Jim Schug Trail – One man′s legacy
Created in the early 1990s, the Jim Schug Trail is a 4.2 mile multi–use trail that connects the Village of Dryden with the Town of Harford in Tompkins county, where it joins with the Finger Lakes Trail. The trail is named after the late town supervisor who facilitated land acquisition and development of the trail. This scenic trail, which also connects to the town park at Dryden Lake, offers many amenities including benches every half mile and historical or natural interpretive signposts. If appreciation of the trail can be gauged by use, then the community has clearly demonstrated its feeling; runners, walkers, bicyclists and cross–country skiers are regularly found on the trail. Now several new connector trails for recreation and alternative transportation are sprouting from the seed Jim Schug planted more than 15 years ago. One such trail connecting to the Jim Schug Trail is the proposed 3.3 mile Dryden–Freeville trail. This trail, which is in the final planning stage, will connect the Villages of Dryden and Freeville. When combined, the two trails will provide visitors with a total 7.5 miles to walk, run, or bike on a crushed stone surface. Parks & Trails New York is assisting the Town of Dryden with this project as part of its Healthy Trails, Healthy People Program. According to Dan Kwasnowski, Environmental Planner for the Town of Dryden, "Completion of the trail is well on its way, given that New York State Department of Transportation has approved our draft design. The completion of the design phase is a significant hurdle that we have overcome." In the future, this former railroad corridor could be used to extend the trail to the Town of Dryden hamlets of Varna and Etna and even to the Ithaca Recreationway, Cortland, and Elmira. Like a tree sprouting limbs, the trail aspirations of Jim Schug continue to expand and provide benefits to the surrounding communities.

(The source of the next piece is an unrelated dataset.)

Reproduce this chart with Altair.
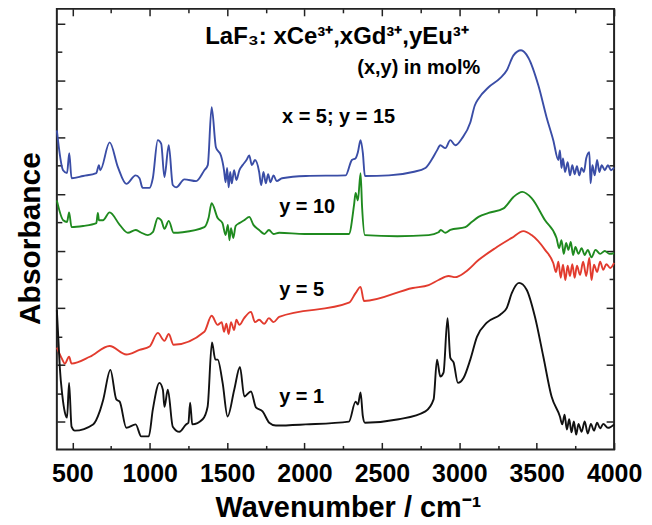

Conservation easement donations aided by new state and federal legislation
Congress recently passed Section 1206 of the pensions bill (HR 4) creating an important expansion of the federal tax incentive for conservation easement donations. The bill, which is awaiting the President′s signature, will
- Raise the maximum deduction for donating a conservation easement;
- and number of years over which a donor can take deductions.
This provision would apply only to donations made between January 1, 2006 and December 31, 2007, unless Congress votes an extension. In the July–August 2006 issue of Parks & Trails E–NEWS, we reported that the NYS Legislature passed the Conservation Easement Tax Credit which will allow New York landowners whose land is protected by a conservation easement to receive an annual, state income tax credit equal to 25% of the school, county, and town taxes paid on the land, up to $5,000 per year.